START

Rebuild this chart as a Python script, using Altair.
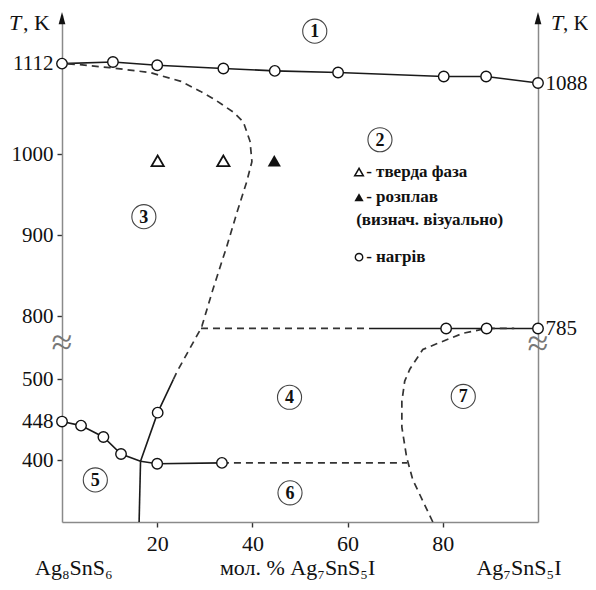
import altair as alt
import pandas as pd

OFF = 222          # temperature removed above the axis break
BREAK_T = 650
CALC = f"datum.T > {BREAK_T} ? datum.T - {OFF} : datum.T"
SERIF = "Liberation Serif"
YDOM = [324, 950]

# ---------------- data ----------------
# liquidus (upper solid line with heating points)
liq_x = [0, 10.7, 20, 33.9, 44.7, 58.0, 80.2, 89.1, 100]
liq_T = [1112, 1114, 1110, 1106, 1103, 1101, 1096, 1096, 1088]
# lower-left liquidus to eutectic
low_x = [0, 4.0, 8.7, 12.4, 16.5]
low_T = [448, 443, 429, 408, 399]
# eutectic horizontal (solid part)
eut_x = [16.5, 20, 33.6]
eut_T = [399, 396, 397]
# eutectic horizontal (dashed continuation)
eutd_x = [33.6, 72.5]
eutd_T = [397, 397]
# vertical line below eutectic
vert_x = [16.5, 16.2]
vert_T = [399, 324]
# solid branch 3/4 boundary
br_x = [16.5, 20.1, 23.4]
br_T = [399, 459, 500]
# dashed big boundary curve
curve_x = [23.4, 24.2, 29.0, 29.4, 31.8, 34.6, 36.8, 38.8, 39.9, 39.5, 38.1, 36.0, 32.0, 29.0, 25.0, 18.5, 10.0, 3.2, 0]
curve_T = [500, 510, 783, 788, 835, 886, 929, 966, 991, 1016, 1040, 1052, 1068, 1078, 1090, 1101, 1107, 1111, 1112]
# 785 K line
h785d_x = [29.2, 64.0]
h785d_T = [785, 785]
h785s_x = [64.5, 100]
h785s_T = [785, 785]
# dashed curve around field 7
c7_x = [77.9, 73.7, 72.4, 71.4, 71.4, 72.0, 73.1, 75.8, 78.7, 84.2, 89.2, 95.0]
c7_T = [324, 376, 404, 441, 473, 498, 513, 537, 766, 779, 785, 785]

# heating points (open circles)
heat_x = liq_x + [0, 4.0, 8.7, 12.4, 20.1, 20, 33.6, 80.7, 89.2, 100]
heat_T = liq_T + [448, 443, 429, 408, 459, 396, 397, 785, 785, 785]

# visual observations
solid_tri_x = [20.1, 33.9]
solid_tri_T = [992, 992]
melt_tri_x = [44.6]
melt_tri_T = [992]

# phase field numbers
fld_lab = ["1", "2", "3", "4", "5", "6", "7"]
fld_x = [53.1, 66.8, 17.2, 47.8, 7.0, 47.9, 84.3]
fld_T = [1152, 1018, 923, 478, 376, 360, 479]

# legend
leg_sym = ["open_tri", "fill_tri", "circle"]
leg_sym_x = [62.4, 62.4, 62.4]
leg_sym_T = [978, 947, 873]
leg_txt = ["- тверда фаза", "- розплав", "(визнач. візуально)", "- нагрів"]
leg_txt_x = [63.9, 63.9, 61.8, 63.9]
leg_txt_T = [978, 947, 919, 873]

# axis ticks
x_ticks = [20, 40, 60, 80]
left_ticks_T = [400, 448, 500, 800, 900, 1000, 1112]
right_ticks_T = [1088, 785]

# bottom names
names = ["Ag₈SnS₆", "мол. % Ag₇SnS₅I", "Ag₇SnS₅I"]
names_x = [2.5, 49.5, 96]
names_T = [258, 258, 258]


def disp(t):
    return t - OFF if t > BREAK_T else t


def seg_df(pairs):
    rows = []
    for sid, (xs, ts) in enumerate(pairs):
        for i, (a, b) in enumerate(zip(xs, ts)):
            rows.append({"x": a, "T": b, "seg": sid, "i": i})
    return pd.DataFrame(rows)


solid_df = seg_df([(liq_x, liq_T), (low_x, low_T), (eut_x, eut_T), (vert_x, vert_T),
                   (br_x, br_T), (h785s_x, h785s_T)])
dash_df = seg_df([(eutd_x, eutd_T), (curve_x, curve_T), (h785d_x, h785d_T), (c7_x, c7_T)])
heat_df = pd.DataFrame({"x": heat_x, "T": heat_T})
stri_df = pd.DataFrame({"x": solid_tri_x, "T": solid_tri_T})
mtri_df = pd.DataFrame({"x": melt_tri_x, "T": melt_tri_T})
fld_df = pd.DataFrame({"x": fld_x, "T": fld_T, "lab": fld_lab})
legs_df = pd.DataFrame({"x": leg_sym_x, "T": leg_sym_T, "s": leg_sym})
legt_df = pd.DataFrame({"x": leg_txt_x, "T": leg_txt_T, "t": leg_txt})
names_df = pd.DataFrame({"x": names_x, "T": names_T, "t": names})
arrow_df = pd.DataFrame({"x": [0, 100], "T": [1168, 1168]})
brk_df = pd.DataFrame({"x": [0, 100], "T": [544, 543]})
tk_df = pd.DataFrame({"x": [0, 0, 100, 100], "T": [1153, 1153, 1153, 1153],
                      "t": ["T", ", K", "T", ", K"], "it": [1, 0, 1, 0]})

XS = alt.Scale(domain=[0, 100], nice=False, zero=False)
YS = alt.Scale(domain=YDOM, nice=False, zero=False)
X = alt.X("x:Q", scale=XS)
Yn = alt.Y("D:Q", scale=YS)


def base(df):
    return alt.Chart(df).transform_calculate(D=CALC)


left_vals = [disp(t) for t in left_ticks_T]
right_vals = [disp(t) for t in right_ticks_T]

x_axis = alt.Axis(values=x_ticks, title=None, grid=False, labelFont=SERIF, labelFontSize=22,
                  labelColor="#111", domainColor="#8a8a8a", domainWidth=1.5, tickColor="#333",
                  tickWidth=1.4, tickSize=5, labelPadding=6)
y_left_axis = alt.Axis(values=left_vals, title=None, grid=False, labelFont=SERIF, labelFontSize=21,
                       labelColor="#111", domainColor="#8a8a8a", domainWidth=1.5, tickColor="#333",
                       tickWidth=1.4, tickSize=5, labelPadding=4,
                       labelExpr=f"datum.value > 560 ? datum.value + {OFF} : datum.value")

solid = base(solid_df).mark_line(color="#1a1a1a", strokeWidth=1.6).encode(
    x=alt.X("x:Q", scale=XS, axis=x_axis),
    y=alt.Y("D:Q", scale=YS, axis=y_left_axis),
    detail="seg:N", order="i:Q")

dashed = base(dash_df).mark_line(color="#333", strokeWidth=1.7, strokeDash=[7, 5]).encode(
    x=X, y=Yn, detail="seg:N", order="i:Q")

stri = base(stri_df).mark_point(shape="triangle-up", filled=True, fill="white", stroke="#111",
                                strokeWidth=1.8, size=150, opacity=1).encode(x=X, y=Yn)
mtri = base(mtri_df).mark_point(shape="triangle-up", filled=True, color="#111", size=175,
                                opacity=1).encode(x=X, y=Yn)

fld_c = base(fld_df).mark_point(shape="circle", filled=True, fill="white", stroke="#444",
                                strokeWidth=1.1, size=580, opacity=1).encode(x=X, y=Yn)
fld_t = base(fld_df).mark_text(font=SERIF, fontSize=18, fontWeight="bold", color="#111",
                               baseline="middle", dy=1).encode(x=X, y=Yn, text="lab:N")

leg_open = base(legs_df).transform_filter("datum.s == 'open_tri'").mark_point(
    shape="triangle-up", filled=True, fill="white", stroke="#111", strokeWidth=1.5, size=75,
    opacity=1).encode(x=X, y=Yn)
leg_fill = base(legs_df).transform_filter("datum.s == 'fill_tri'").mark_point(
    shape="triangle-up", filled=True, color="#111", size=85, opacity=1).encode(x=X, y=Yn)
leg_circ = base(legs_df).transform_filter("datum.s == 'circle'").mark_point(
    shape="circle", filled=True, fill="white", stroke="#111", strokeWidth=1.4, size=55,
    opacity=1).encode(x=X, y=Yn)
leg_text = base(legt_df).mark_text(font=SERIF, fontSize=17, fontWeight="bold", color="#111",
                                   align="left", baseline="middle").encode(x=X, y=Yn, text="t:N")

names_t = base(names_df).mark_text(font=SERIF, fontSize=22, color="#111", align="center",
                                   baseline="alphabetic").encode(x=X, y=Yn, text="t:N")

arrows = base(arrow_df).mark_point(shape="M0,-1L0.55,1L-0.55,1Z", filled=True, color="#111",
                                   size=150, opacity=1).encode(x=X, y=Yn)
brk = base(brk_df).mark_text(font=SERIF, fontSize=38, color="#777", baseline="middle").encode(
    x=X, y=Yn, text=alt.value("≈"))

tk_T_l = base(tk_df).transform_filter("datum.x == 0 && datum.it == 1").mark_text(
    font=SERIF, fontSize=22, fontStyle="italic", color="#111", align="left",
    baseline="alphabetic", dx=-53).encode(x=X, y=Yn, text="t:N")
tk_K_l = base(tk_df).transform_filter("datum.x == 0 && datum.it == 0").mark_text(
    font=SERIF, fontSize=22, color="#111", align="left", baseline="alphabetic", dx=-39).encode(
    x=X, y=Yn, text="t:N")
tk_T_r = base(tk_df).transform_filter("datum.x == 100 && datum.it == 1").mark_text(
    font=SERIF, fontSize=22, fontStyle="italic", color="#111", align="left",
    baseline="alphabetic", dx=13).encode(x=X, y=Yn, text="t:N")
tk_K_r = base(tk_df).transform_filter("datum.x == 100 && datum.it == 0").mark_text(
    font=SERIF, fontSize=21, color="#111", align="left", baseline="alphabetic", dx=25).encode(
    x=X, y=Yn, text="t:N")

left = alt.layer(solid, dashed, brk, stri, mtri, fld_c, fld_t, leg_open, leg_fill, leg_circ,
                 leg_text, names_t, arrows, tk_T_l, tk_K_l, tk_T_r, tk_K_r)

y_right_axis = alt.Axis(orient="right", values=right_vals, title=None, grid=False, labelFont=SERIF,
                        labelFontSize=21, labelColor="#111", domainColor="#8a8a8a", domainWidth=1.5,
                        ticks=False, labelPadding=7, labelExpr=f"datum.value + {OFF}")
heat = base(heat_df).mark_point(shape="circle", filled=True, fill="white", stroke="#111",
                                strokeWidth=1.4, size=110, opacity=1).encode(
    x=X, y=alt.Y("D:Q", scale=YS, axis=y_right_axis))

chart = alt.layer(left, heat).resolve_scale(y="independent").properties(
    width=476, height=507,
    autosize=alt.AutoSizeParams(type="none"),
    padding={"left": 54, "top": 7, "right": 50, "bottom": 60},
).configure_view(strokeWidth=0)

chart.save("out.html", embed_options={"renderer": "svg", "actions": False})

END

▶ [What needs to be done] Repeat only what lies between the start of the data and the end of the line containing "import pandas as pd", exactly, with pictures left out.

▶ [Written reply]
Rebuild this chart as a Python script, using Altair.
import altair as alt
import pandas as pd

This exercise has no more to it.